Source: www.gulfoilandgas.com 8/7/2014, Location: North America

Northern Petroleum, the AIM quoted oil company focusing on production led growth, provides the following update on operations, production and cashflow at the Virgo redevelopment project in north west Alberta, Canada.

Highlights
- The first of three new wells will spud this week.
- All wells to be drilled and completed by the end of October.
- Production in July averaged 165 barrels of oil per day ("b/d") from two wells, 13-33 and 16-19.
- 16-19 deliberately choked back to ensure the flaring of associated gas is below the regulatory limit prior to well tie-in, planned for the winter.
- Third well, 14-22, expected to be brought back on production at a restricted 50 b/d next month following gas tie-in work.
- Sales price achieved after pipeline tariff of approximately US$90 per barrel.
- Unaudited cash balance as at 30 June 2014 was US$22.0 million.
- US$2.5 million from the sale of the UK assets to be satisfied entirely in cash.

Keith Bush, Chief Executive Officer, commented:
"Our second drilling campaign in Canada this year will build on the success of our initial programme conducted in the spring.

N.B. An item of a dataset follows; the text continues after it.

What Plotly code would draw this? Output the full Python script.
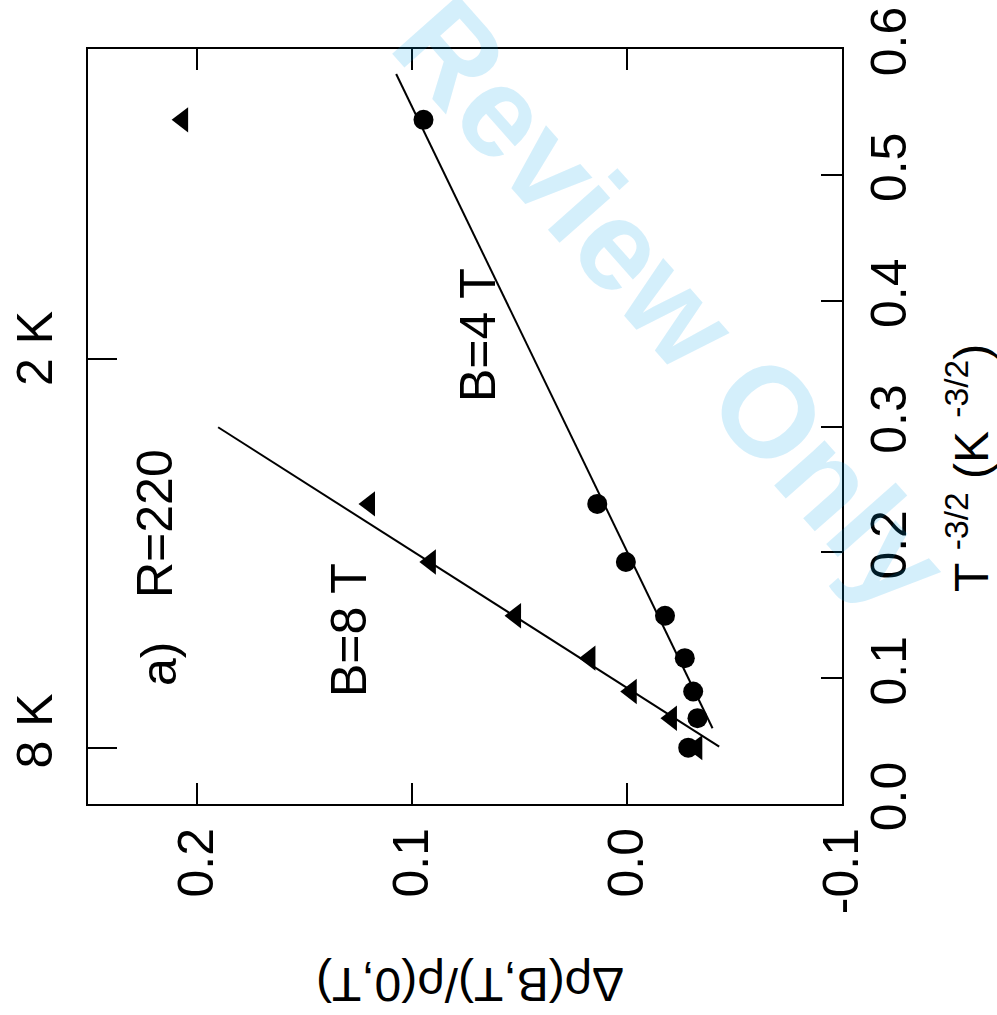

The priority of these three wells is to continue to build production and reinforce the attractive economic and development assumptions of the Virgo redevelopment. Upon success, the field will deliver material oil production and cashflow for the business by the fourth quarter of this year, in-line with the Company's production led growth strategy."

Virgo redevelopment
Operations have commenced on the three well summer drilling campaign, with the first well spudding this week. The three wells are to be drilled and completed consecutively and the entire programme is planned to be completed by the end of October.

The wells will target unswept oil towards the edge of carbonate pinnacle reefs that have been previously produced. Two of the wells will be drilled into the same reef structure and will provide a central hub for future development. This reef will also provide the opportunity to test secondary recovery with the introduction of a water injection well at a later date. The third well will be drilled into a different reef structure.

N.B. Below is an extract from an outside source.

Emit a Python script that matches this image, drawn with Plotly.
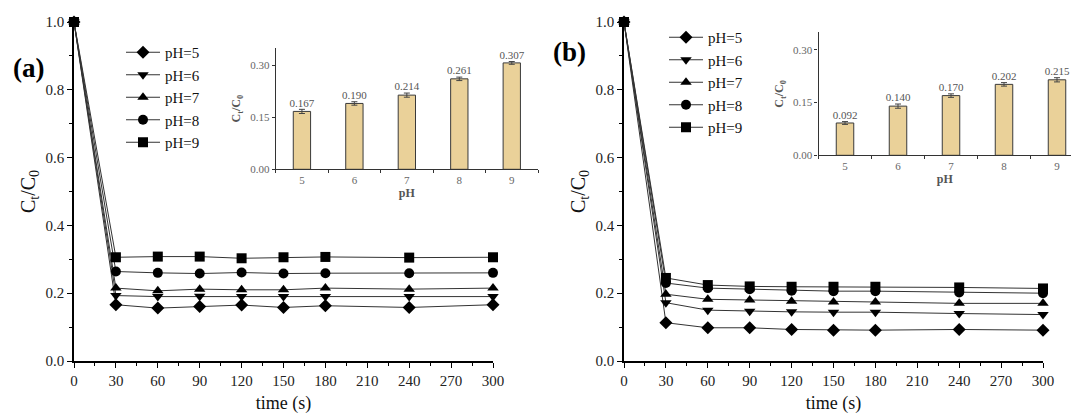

The expected cost for the drilling and completion of the three wells is approximately US$6.0 million. Assuming the wells are drilled and completed as planned, they will immediately be put on production, with the produced fluids initially trucked to a local processing facility. Options for tying the wells into the local infrastructure are currently being evaluated with the aim to tie them in during this winter.

As previously announced, 14-22 was shut-in in May to conserve its solution gas until approvals were granted to undertake a short gas tie-in. The necessary approvals have been obtained and the tie-in work is expected to be completed in September, after which the well will be brought back into production at a rate of approximately 50 b/d, which is a restricted rate until the full pipeline tie-in work is undertaken in the winter.

Aggregate production from the other two wells drilled in the spring this year, 13-33 and 16-19, averaged approximately 165 b/d in July taking into account a small amount of downtime. This rate is below the expected 200 b/d due to 16-19 being deliberately choked back to ensure that the flare limit for the well is not exceeded. Once the well has been tied into the local infrastructure, the gas will be sold and the limit will not apply. This is expected to happen during the upcoming winter period.

The Company is currently trucking the oil to a local processing facility and is receiving approximately US$90 per barrel, after payment of a tariff to transport the crude to Edmonton.